People Around the World are Waking Up
People Around the World are Waking Up (Eraldo Peres/AP)

The mass protests in Brazil, Quebec, and elsewhere have so far taken on the character of what Karl Polanyi brilliantly called movements for society’s own self-protection. That is, in the face of violence committed against real people- be it in rising costs of food, transport, or education, or the terrible precariousness created by unemployment- people have no choice but to band together and try somehow to protect themselves. Polanyi brilliantly charted how these 19th and 20th century social movements were responses to the conditions of life under industrial capitalism. They emerged out of a basic human interest in the welfare of the social fabric itself, which was being brutally rend by a radically new form of economic life.

The movements we have seen across the world in the last five years are, like the historical examples charted by Polanyi, reactive in nature. They are angry responses to corruption and inequality, yet they have so far had little to say about how a society could be constructed in which these problems are definitively addressed.

What creative function will these movements take? How will they move away from simple reactive anger towards some kind of productive program for the construction of a new world? Ultimately, the angered momentum that has pushed people of every race, color, and creed out onto the streets, from Montreal to Istanbul to Sao Paulo, will need to be channeled, harnessed in some way, or risk being lost once again to the humdrum of commodified life.

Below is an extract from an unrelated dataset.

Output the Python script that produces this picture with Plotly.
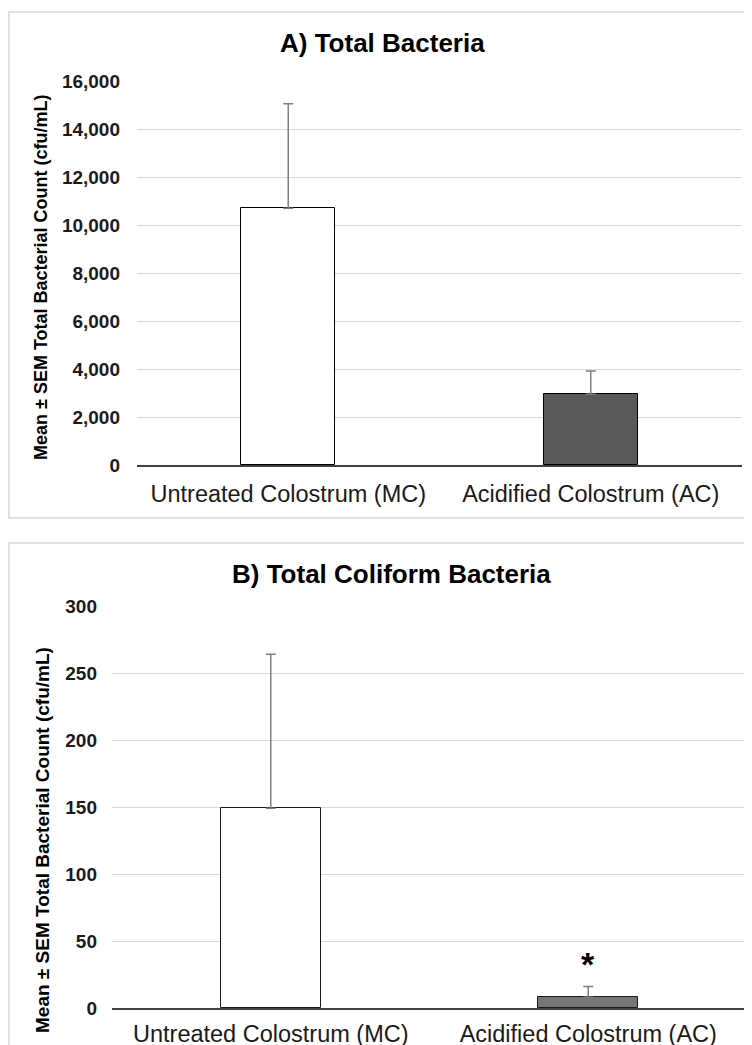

These protests are powerful flashes that have risen up to break the ossification of routinized political processes. For that, they should be celebrated. But the flash needs to be captured, elongated, and strengthened. It needs to be transformed from a momentary block party to an organized mass-movement, a consistent swelling on the ground, like rough grass spread out across a landscape, knotty and dense, ever present and flourishing, cutting across national borders and cultural fabrics, intractable in its proliferation.

What would we call this new movement? What language would we use to describe it?

Is this socialism? After all the ideological mud that has been thrown at that word- and indeed, the entire academic, intellectual, and bureaucratic systems of the Euro-American world for the last 60 years have been erected to defame and discredit that word- do we dare use it?

Or do we need another word designating a new concept, one that would more properly fit the political movements we see proliferating in front of us? While the practice of the new global mass politics has certainly preceded this word, in naming this practice would we not give it impetus to develop, would we not give it some new identity that it is has so far been lacking?

What would this new word be? What is this new identity which these mass movements must take on if they are to be effective over the historical long-term?

We Need a Name for the New Politics Erupting in Front of Us
We Need a Name for the New Politics Erupting in Front of Us

This is a question we all need to ponder, for whatever it is that we are witnessing, it may just decide the fate of our world in the 21st century. We can either choose to harness it or let it slip away.

It is this new name, this new collective identity, that we need to direct all of our efforts at theorizing and enacting. For in the dizzying cacophony of the street protests across the world, we are being given a glimpse of some new ontology, a new mode of being, that may just be able to save us from the crippled identities and fallen societies we now are forced to endure.

Redemption may not be lost just yet. If we are brave enough and smart enough to harness it.

Mark McConaghy is a doctoral candidate in the East Asian Studies Department at the University of Toronto. He studies political economy, aesthetics, and the dynamics of historical change in the 20th century. An avid cinephile, he also reviews films for the Toronto Review of Books. At the moment, he his integrating his political interests into a variety of aesthetic projects, spanning from poetry to experimental film.